Published online by Cambridge University Press: 06 August 2009
Introduction
Somatoform disorders differ from other psychiatric disorders in two main respects: first through the fact that presenting complaints are physical as opposed to psychological in nature; secondly because parents and children usually attribute these symptoms to physical illness in spite of the lack of medical evidence, including examination and physical investigations. As a result somatoform disorder tends to present to psychiatrists only after repeated paediatric or other specialist investigations have taken place, and the referral may be accepted only reluctantly by a number of families who are sceptical about the usefulness of a psychiatric assessment, even sometimes hostile to this. This calls for special expertise at the child psychiatry clinic in assessment and management.

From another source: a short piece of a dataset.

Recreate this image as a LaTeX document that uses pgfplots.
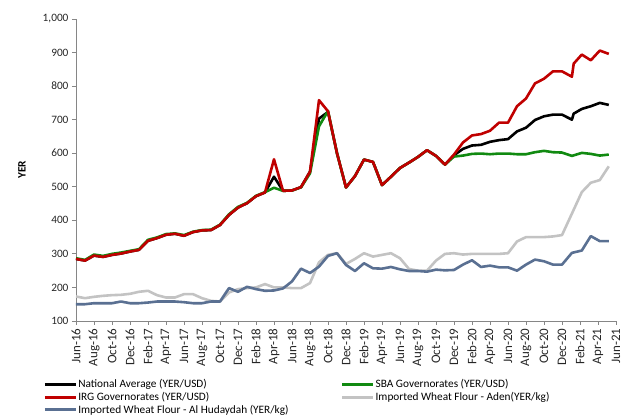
\documentclass[border=0pt]{standalone}
\usepackage{fontspec}
\setmainfont{Carlito}
\usepackage{pgfplots}
\usepackage{pgfplotstable}
\pgfplotsset{compat=1.18}

\definecolor{natcol}{HTML}{000000}
\definecolor{sbacol}{HTML}{118A11}
\definecolor{irgcol}{HTML}{C00000}
\definecolor{adencol}{HTML}{C3C3C3}
\definecolor{hudcol}{HTML}{5A7092}
\definecolor{axiscol}{HTML}{868686}

% month index: 0 = Jun-16
\pgfplotstableread{
m v
0 285
1 280
2 295
3 291
4 297
5 301
6 307
7 312
8 339
9 347
10 357
11 360
12 354
13 365
14 370
15 371
16 386
17 416
18 438
19 451
20 472
21 483
22 530
23 488
24 489
25 499
26 545
27 703
28 723
29 600
30 498
31 532
32 581
33 574
34 505
35 530
36 556
37 572
38 589
39 609
40 592
41 566
42 594
43 613
44 623
45 625
46 634
47 639
48 642
49 665
50 676
51 699
52 710
53 715
54 715
55.1 700
55.3 718
56.2 732
57.2 740
58.2 750
59.2 744
}\national

\pgfplotstableread{
m v
0 287
1 282
2 298
3 294
4 300
5 304
6 309
7 314
8 342
9 349
10 359
11 361
12 356
13 366
14 371
15 372
16 387
17 418
18 440
19 452
20 473
21 484
22 497
23 488
24 489
25 498
26 540
27 680
28 726
29 600
30 498
31 532
32 581
33 574
34 505
35 530
36 556
37 572
38 589
39 609
40 592
41 566
42 590
43 593
44 598
45 599
46 597
47 599
48 599
49 597
50 597
51 603
52 607
53 603
54 602
55.1 592
56.2 601
57.2 598
58.2 593
59.2 596
}\sba

\pgfplotstableread{
m v
0 285
1 280
2 295
3 291
4 297
5 301
6 307
7 312
8 339
9 347
10 357
11 360
12 354
13 365
14 370
15 371
16 386
17 416
18 438
19 451
20 472
21 483
22 582
23 488
24 489
25 499
26 545
27 758
28 725
29 600
30 498
31 532
32 581
33 574
34 505
35 530
36 556
37 572
38 589
39 609
40 592
41 566
42 596
43 632
44 653
45 657
46 667
47 691
48 691
49 740
50 763
51 808
52 822
53 844
54 844
55.1 828
55.3 867
56.2 894
57.2 877
58.2 906
59.2 896
}\irg

\pgfplotstableread{
m v
0 173
1 168
2 172
3 175
4 177
5 178
6 181
7 187
8 190
9 177
10 170
11 170
12 180
13 180
14 168
15 160
16 158
17 185
18 195
19 198
20 200
21 210
22 200
23 200
24 198
25 198
26 213
27 275
28 297
29 302
30 270
31 285
32 302
33 292
34 297
35 302
36 287
37 255
38 250
39 250
40 280
41 300
42 302
43 298
44 300
45 300
46 300
47 300
48 302
49 337
50 350
51 350
52 350
53 352
54 356
55.1 420
56.2 484
57.2 512
58.2 520
59.2 561
}\aden

\pgfplotstableread{
m v
0 150
1 150
2 153
3 153
4 153
5 158
6 153
7 153
8 155
9 158
10 158
11 158
12 156
13 153
14 153
15 158
16 158
17 198
18 187
19 202
20 195
21 190
22 191
23 197
24 218
25 256
26 243
27 262
28 294
29 302
30 267
31 249
32 272
33 257
34 256
35 261
36 254
37 249
38 249
39 247
40 253
41 251
42 252
43 268
44 281
45 261
46 265
47 260
48 260
49 250
50 268
51 283
52 278
53 268
54 268
55.1 303
56.2 310
57.2 353
58.2 338
59.2 338
}\hudaydah

\begin{document}
\begin{tikzpicture}
\begin{axis}[
  at={(0pt,0pt)}, anchor=south west,
  width=540pt, height=302pt, scale only axis,
  font=\fontsize{11.3}{13.5}\selectfont,
  xmin=0, xmax=60, ymin=100, ymax=1000,
  axis lines=left,
  axis line style={axiscol, line width=0.8pt, -},
  tick style={axiscol, line width=0.8pt},
  tick align=outside,
  major tick length=4pt,
  ytick={100,200,...,1000},
  xtick={0,2,...,60},
  xticklabels={Jun-16,Aug-16,Oct-16,Dec-16,Feb-17,Apr-17,Jun-17,Aug-17,Oct-17,Dec-17,Feb-18,Apr-18,Jun-18,Aug-18,Oct-18,Dec-18,Feb-19,Apr-19,Jun-19,Aug-19,Oct-19,Dec-19,Feb-20,Apr-20,Jun-20,Aug-20,Oct-20,Dec-20,Feb-21,Apr-21,Jun-21},
  xticklabel style={rotate=90, anchor=east, text=black!85,
    font=\fontsize{13}{15}\selectfont},
  yticklabel style={text=black!85},
  /pgf/number format/.cd, 1000 sep={,}, assume math mode=true,
  /pgfplots/.cd,
  ylabel={\textbf{YER}},
  ylabel style={at={(axis description cs:-0.1,0.5)}, anchor=center},
  clip=false,
  every axis plot/.append style={line width=2.6pt, line join=round},
  legend cell align=left,
  legend image code/.code={\draw[#1, line width=3pt] (0pt,0pt) -- (31pt,0pt);},
  legend style={at={(axis description cs:-0.061,-0.19)}, anchor=north west,
    draw=none, fill=none, legend columns=2, row sep=1pt,
    inner sep=0pt, nodes={inner sep=1pt},
    /tikz/every even column/.append style={column sep=51pt}},
]
\addplot[natcol] table[x=m, y=v] {\national};
\addlegendentry{National Average (YER/USD)}
\addplot[sbacol] table[x=m, y=v] {\sba};
\addlegendentry{SBA Governorates (YER/USD)}
\addplot[irgcol] table[x=m, y=v] {\irg};
\addlegendentry{IRG Governorates (YER/USD)}
\addplot[adencol] table[x=m, y=v] {\aden};
\addlegendentry{Imported Wheat Flour - Aden(YER/kg)}
\addplot[hudcol] table[x=m, y=v] {\hudaydah};
\addlegendentry{Imported Wheat Flour - Al Hudaydah (YER/kg)}
\end{axis}
\pgfresetboundingbox
\useasboundingbox (-76pt,-98pt) rectangle (546pt,321pt);
\end{tikzpicture}
\end{document}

A crucial feature of somatoform disorders is the presence of somatization or the manifestation of distress through somatic symptoms, a tendency to experience and communicate somatic distress and symptoms unaccounted for by pathological findings, to attribute them to physical illness and to seek medical help. Functional or unexplained physical symptoms (ie those without an established organic substrate) are common in the general population but do not necessarily lead to impairment, nor are they always an expression of distress or linked to illness beliefs and medical help seeking. However, the associations of unexplained recurrent physical symptoms in the child and adolescent general population have a great deal in common with those of somatoform disorders, and unexplained physical symptoms will also be considered in this chapter alongside these disorders.